>>>>

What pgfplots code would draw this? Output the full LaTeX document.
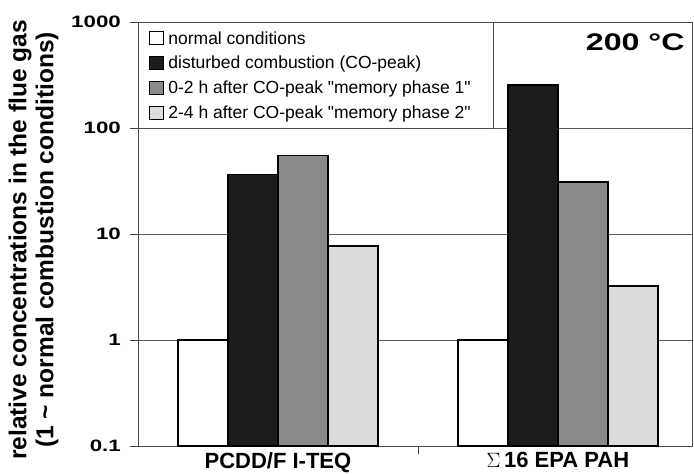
\documentclass[border=0pt]{standalone}
\usepackage{graphicx}
\usepackage{pgfplots}
\pgfplotsset{compat=1.18}
\usepackage{fontspec}
\setmainfont{Liberation Sans}
\newcommand{\wide}[1]{\scalebox{1.35}[1]{#1}}
\definecolor{barblack}{HTML}{1C1C1C}
\definecolor{bargrey}{HTML}{8A8A8A}
\definecolor{barlight}{HTML}{DCDCDC}
\pgfplotsset{legsq/.style={legend image code/.code={\draw[##1,line width=1pt] (0pt,-6.5pt) rectangle (14pt,6.5pt);}}}
\begin{document}
\begin{tikzpicture}
\useasboundingbox (0,0) rectangle (694pt,474pt);
\begin{axis}[
  at={(138pt,28pt)}, anchor=south west,
  scale only axis, width=554pt, height=424pt,
  ymode=log, ymin=0.1, ymax=1000, log origin y=infty,
  xmin=-0.5, xmax=1.479,
  ybar=0pt, bar width=50pt,
  ytick={0.1,1,10,100,1000},
  yticklabels={\wide{0.1},\wide{1},\wide{10},\wide{100},\wide{1000}},
  yticklabel style={font=\fontsize{16.5}{18}\selectfont\bfseries, inner sep=2pt, xshift=-7pt},
  yminorticks=false,
  ytick pos=left, xtick pos=left,
  tick align=outside,
  major tick length=8pt,
  tick style={draw=black!75, line width=0.8pt},
  ymajorgrids,
  major grid style={draw=black!65, line width=0.8pt},
  axis line style={draw=black!70, line width=0.8pt},
  xtick={0.5}, xticklabels={},
  extra x ticks={0,1},
  extra x tick labels={PCDD/F I-TEQ, $\Sigma$\,16 EPA PAH},
  extra x tick style={major tick length=0pt, xticklabel style={font=\fontsize{22}{24}\selectfont\bfseries, inner sep=3pt, yshift=-3pt}},
  ylabel={relative concentrations in the flue gas\\(1 \textasciitilde\ normal combustion conditions)},
  ylabel style={align=center, font=\fontsize{24.5}{27}\selectfont\bfseries, at={(axis description cs:-0.137,0.486)}, anchor=south},
  legend style={at={(0,1)}, anchor=north west, draw=black!70, line width=0.8pt,
    font=\fontsize{17.5}{19}\selectfont, row sep=6.5pt, column sep=2pt, inner xsep=11pt, inner ysep=7pt},
  legend cell align=left,
]
\addplot[fill=white, draw=black, line width=1.6pt, legsq] coordinates {(0,1) (1,1)};
\addlegendentry{\makebox[312pt][l]{normal conditions}}
\addplot[fill=barblack, draw=black, line width=1.6pt, legsq] coordinates {(0,36.5) (1,255)};
\addlegendentry{disturbed combustion (CO-peak)}
\addplot[fill=bargrey, draw=black, line width=1.6pt, legsq] coordinates {(0,55) (1,31)};
\addlegendentry{0-2 h after CO-peak \textquotedbl memory phase 1\textquotedbl}
\addplot[fill=barlight, draw=black, line width=1.6pt, legsq] coordinates {(0,7.7) (1,3.25)};
\addlegendentry{2-4 h after CO-peak \textquotedbl memory phase 2\textquotedbl}
\node[anchor=base east, font=\fontsize{24}{26}\selectfont\bfseries] at (rel axis cs:0.993,0.932) {\scalebox{1.34}[1]{200 °C}};
\end{axis}
\end{tikzpicture}
\end{document}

<<<<

## TASK INSTRUCTIONS
Copy out the whole listing exactly, and don't carry over any pictures.

## EXERCISE SOLUTION
What pgfplots code would draw this? Output the full LaTeX document.
\documentclass[border=0pt]{standalone}
\usepackage{graphicx}
\usepackage{pgfplots}
\pgfplotsset{compat=1.18}
\usepackage{fontspec}
\setmainfont{Liberation Sans}
\newcommand{\wide}[1]{\scalebox{1.35}[1]{#1}}
\definecolor{barblack}{HTML}{1C1C1C}
\definecolor{bargrey}{HTML}{8A8A8A}
\definecolor{barlight}{HTML}{DCDCDC}
\pgfplotsset{legsq/.style={legend image code/.code={\draw[##1,line width=1pt] (0pt,-6.5pt) rectangle (14pt,6.5pt);}}}
\begin{document}
\begin{tikzpicture}
\useasboundingbox (0,0) rectangle (694pt,474pt);
\begin{axis}[
  at={(138pt,28pt)}, anchor=south west,
  scale only axis, width=554pt, height=424pt,
  ymode=log, ymin=0.1, ymax=1000, log origin y=infty,
  xmin=-0.5, xmax=1.479,
  ybar=0pt, bar width=50pt,
  ytick={0.1,1,10,100,1000},
  yticklabels={\wide{0.1},\wide{1},\wide{10},\wide{100},\wide{1000}},
  yticklabel style={font=\fontsize{16.5}{18}\selectfont\bfseries, inner sep=2pt, xshift=-7pt},
  yminorticks=false,
  ytick pos=left, xtick pos=left,
  tick align=outside,
  major tick length=8pt,
  tick style={draw=black!75, line width=0.8pt},
  ymajorgrids,
  major grid style={draw=black!65, line width=0.8pt},
  axis line style={draw=black!70, line width=0.8pt},
  xtick={0.5}, xticklabels={},
  extra x ticks={0,1},
  extra x tick labels={PCDD/F I-TEQ, $\Sigma$\,16 EPA PAH},
  extra x tick style={major tick length=0pt, xticklabel style={font=\fontsize{22}{24}\selectfont\bfseries, inner sep=3pt, yshift=-3pt}},
  ylabel={relative concentrations in the flue gas\\(1 \textasciitilde\ normal combustion conditions)},
  ylabel style={align=center, font=\fontsize{24.5}{27}\selectfont\bfseries, at={(axis description cs:-0.137,0.486)}, anchor=south},
  legend style={at={(0,1)}, anchor=north west, draw=black!70, line width=0.8pt,
    font=\fontsize{17.5}{19}\selectfont, row sep=6.5pt, column sep=2pt, inner xsep=11pt, inner ysep=7pt},
  legend cell align=left,
]
\addplot[fill=white, draw=black, line width=1.6pt, legsq] coordinates {(0,1) (1,1)};
\addlegendentry{\makebox[312pt][l]{normal conditions}}
\addplot[fill=barblack, draw=black, line width=1.6pt, legsq] coordinates {(0,36.5) (1,255)};
\addlegendentry{disturbed combustion (CO-peak)}
\addplot[fill=bargrey, draw=black, line width=1.6pt, legsq] coordinates {(0,55) (1,31)};
\addlegendentry{0-2 h after CO-peak \textquotedbl memory phase 1\textquotedbl}
\addplot[fill=barlight, draw=black, line width=1.6pt, legsq] coordinates {(0,7.7) (1,3.25)};
\addlegendentry{2-4 h after CO-peak \textquotedbl memory phase 2\textquotedbl}
\node[anchor=base east, font=\fontsize{24}{26}\selectfont\bfseries] at (rel axis cs:0.993,0.932) {\scalebox{1.34}[1]{200 °C}};
\end{axis}
\end{tikzpicture}
\end{document}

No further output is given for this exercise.